About two years ago I hit a deer with my car while on a pizza delivery. It messed up my car so much that it was barely working. The break pedal became almost impossible to push. I asked God why he let that happen to me. He said it was so I would be ready to start a family again. I wasn't ready then, so I sold that car and got a smaller, more fuel efficient car so I could keep doing pizza deliveries. I had to endure a bit more work drama and another demeaning boss before I was ready.
All women have to decide how they will contribute to society. Some do it with having children. Others do it with having a great career that they feel happy doing. I have done almost every job out there. I have seen the world, which I wanted to do before having kids. There is nothing else I wanted to accomplish. So I was ready for family number two to begin.
I resented a few times that I had to start at square one again. My ex refused to work things out with me. He refused to let me see my first two daughters. So I had to start over. I have realized lately though that he and I never really loved each other. He was not capable of love, for whatever reason. I therefore did not love him because I felt he did not love me.
I think as you get older you become more capable of love. When you are young, you don't know what love is. You think love is just passion, but it is generosity and humility. It is forgetting about yourself and putting the other person first. It is never wanting to hurt them in any way. It took me 35 years to figure out love. I suppose some never figure it out.
Family number 2 began in a very difficult way. I had a C Section 2 months ago. It was the hardest week of my life. It all started when my mother in law came over and noticed I looked off. She took my blood pressure and it was very high. She suggested that I go to the hospital. Luckily I was mentally prepared for this. I had been reading about presclampsia and realized that I might have that. My pee had foam in it for awhile, and I realized that probably was not normal. I read that babies can be and should be delivered early in such situations. But I was worried my baby would be in the ICU for awhile. Praise God he came out healthy. He was about 2 weeks early, but he was ok. At first they tried to induce my labor. That wasn't working, so 12 hours after they tried that I had a C section done. I guess before the C Section I said to the nurses, "Can we just get this over with?" So they did. It all seemed like a dream, but it was real. At that point I had been infused with God knows how many drugs. I was not myself. I kept trying to get off my hospital bed before the C Section, but my boyfriend wouldn't let me. He had a very firm look on his face as if to say, "No we are doing this." I'm sure my instincts kicked in and I was thinking, "Why am about to let them cut me open? That is crazy." So I was trying to escape.

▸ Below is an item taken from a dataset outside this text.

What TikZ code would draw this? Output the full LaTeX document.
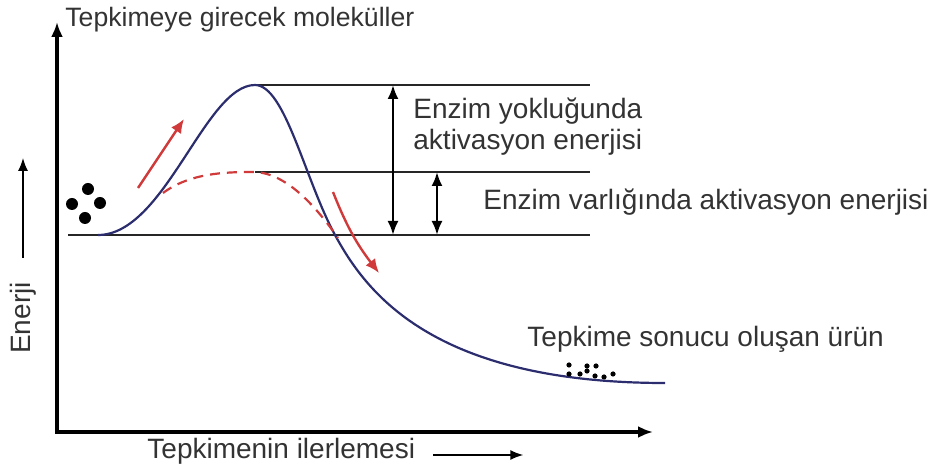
\documentclass[tikz,border=0pt]{standalone}
\usepackage{fontspec}
\setmainfont{Liberation Sans}
\usetikzlibrary{arrows.meta,positioning,calc}

\definecolor{curveblue}{HTML}{2B2D6E}
\definecolor{arrowred}{HTML}{D03A3A}
\definecolor{textgray}{HTML}{333333}

\begin{document}
\begin{tikzpicture}[
    x=0.5pt,
    y=0.5pt,
    axis/.style={
        line width=1.75pt,
        {Latex[length=7.5pt,width=6pt]}-{Latex[length=7.5pt,width=6pt]}
    },
    hint/.style={
        line width=1pt,
        -{Latex[length=6.5pt,width=5pt]}
    },
    level/.style={
        line width=1pt,
        draw=black!85
    },
    energy/.style={
        line width=1.1pt,
        draw=curveblue
    },
    catalysed/.style={
        line width=1.1pt,
        draw=arrowred,
        dash pattern=on 5pt off 3.5pt
    },
    redarrow/.style={
        line width=1.2pt,
        draw=arrowred,
        -{Latex[length=7pt,width=6pt]}
    },
    gap/.style={
        line width=1.2pt,
        {Latex[length=7pt,width=5.5pt]}-{Latex[length=7pt,width=5.5pt]}
    },
    caption/.style={
        anchor=base west,
        inner sep=0pt,
        text=textgray,
        align=left,
        font=\fontsize{14}{15.5}\selectfont
    },
    molecule/.style={
        circle,
        fill=black,
        inner sep=0pt,
        minimum size=6pt
    },
    product/.style={
        circle,
        fill=black,
        inner sep=0pt,
        minimum size=2.6pt
    }
]

\useasboundingbox (0,0) rectangle (940,470);

% --- Axes ---
\coordinate (ytip) at (57,448);
\coordinate (xtip) at (653,38);
\draw[axis] (ytip) |- (xtip);

\node[caption, font=\fontsize{13.3}{15}\selectfont] (reactants) at (65,443) {Tepkimeye girecek moleküller};
\node[caption] (progress) at (147,11) {Tepkimenin ilerlemesi};
\draw[hint] ([xshift=9pt,yshift=2pt]progress.base east) -- ++(90,0);
\node[rotate=90, inner sep=0pt, text=textgray, font=\fontsize{14}{16}\selectfont] (enerji) at (23,152) {Enerji};
\draw[hint] ([yshift=12pt]enerji.east) -- ++(0,100);

% --- Energy levels ---
\coordinate (peak) at (255,385);
\coordinate (lowpeak) at (253,298);
\coordinate (start) at (98,235);
\coordinate (end) at (665,87);
\coordinate (topend) at (590,385);
\coordinate (midstart) at (255,298);
\coordinate (midend) at (590,298);
\coordinate (basestart) at (68,235);
\coordinate (baseend) at (590,235);

\draw[level] (peak) -- (topend);
\draw[level] (midstart) -- (midend);
\draw[level] (basestart) -- (baseend);

% --- Reaction curves ---
\draw[energy] (start) .. controls (165,235) and (205,385) .. (peak)
    .. controls (285,385) and (305,290) .. (335,235)
    .. controls (365,180) and (430,87) .. (end);
\draw[catalysed] (163,277) .. controls (190,297) and (225,298) .. (lowpeak)
    .. controls (285,298) and (315,265) .. (338,232);

\coordinate (up1) at (138,282);
\coordinate (up2) at (184,351);
\coordinate (down1) at (333,278);
\coordinate (down2) at (379,197);
\draw[redarrow] (up1) -- (up2);
\draw[redarrow] (down1) to[bend right=8] (down2);

% --- Activation energy arrows ---
\coordinate (bigtop) at (393,385);
\coordinate (bigbot) at (393,235);
\coordinate (smalltop) at (437,298);
\coordinate (smallbot) at (437,235);
\draw[gap] (bigtop) -- (bigbot);
\draw[gap] (smalltop) -- (smallbot);

\node[caption] (noenzyme) at (413,320) {Enzim yokluğunda\\aktivasyon enerjisi};
\node[caption] (withenzyme) at (483,260) {Enzim varlığında aktivasyon enerjisi};
\node[caption] (productlabel) at (527,123) {Tepkime sonucu oluşan ürün};

% --- Molecules ---
\node[molecule] (m1) at (88,281) {};
\node[molecule] (m2) at (72,266) {};
\node[molecule] (m3) at (100,267) {};
\node[molecule] (m4) at (85,252) {};

\node[product] (p1) at (569,105) {};
\node[product] (p2) at (587,104) {};
\node[product] (p3) at (596,104) {};
\node[product] (p4) at (569,96) {};
\node[product] (p5) at (580,96) {};
\node[product] (p6) at (595,94) {};
\node[product] (p7) at (604,93) {};
\node[product] (p8) at (613,96) {};
\node[product] (p9) at (587,99) {};

\end{tikzpicture}
\end{document}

But it happened. I had the C Section. The pain was quite annoying afterwards. I had a hard time getting up to pee and walking arond. I was walking like a turtle, which is funny because now I have 5 pet turtles. I wish I could say to them, "I was just like you a little bit ago." I survived though. That is all that matters. They put me on a ton of blood pressure medication that caused me to hallucinate a bit. They were all silly halluciations like worm people falling over each other. I don't recommend that anyone takes that. It really is just acid, I think anyways. Like acid off the street. It did not help my bloood pressure at all. What did help was getting home and sleeping more and eating good foods. God kept telling me to drink lots of juice, so I have been doing that for 2 months now. I just live off of juice, and yogurt and salads. That is how I got my blood pressure back to normal.
I never thought I would have a C Section. Ever since I started my period at 12 I have been horribly afraid of getting pregnant and having a C Section. But I did it. I overcame, and I am very proud of myself for surviving all that. If you ever need a C Section, I promise you too will be ok. Just believe that you will be ok and you will be.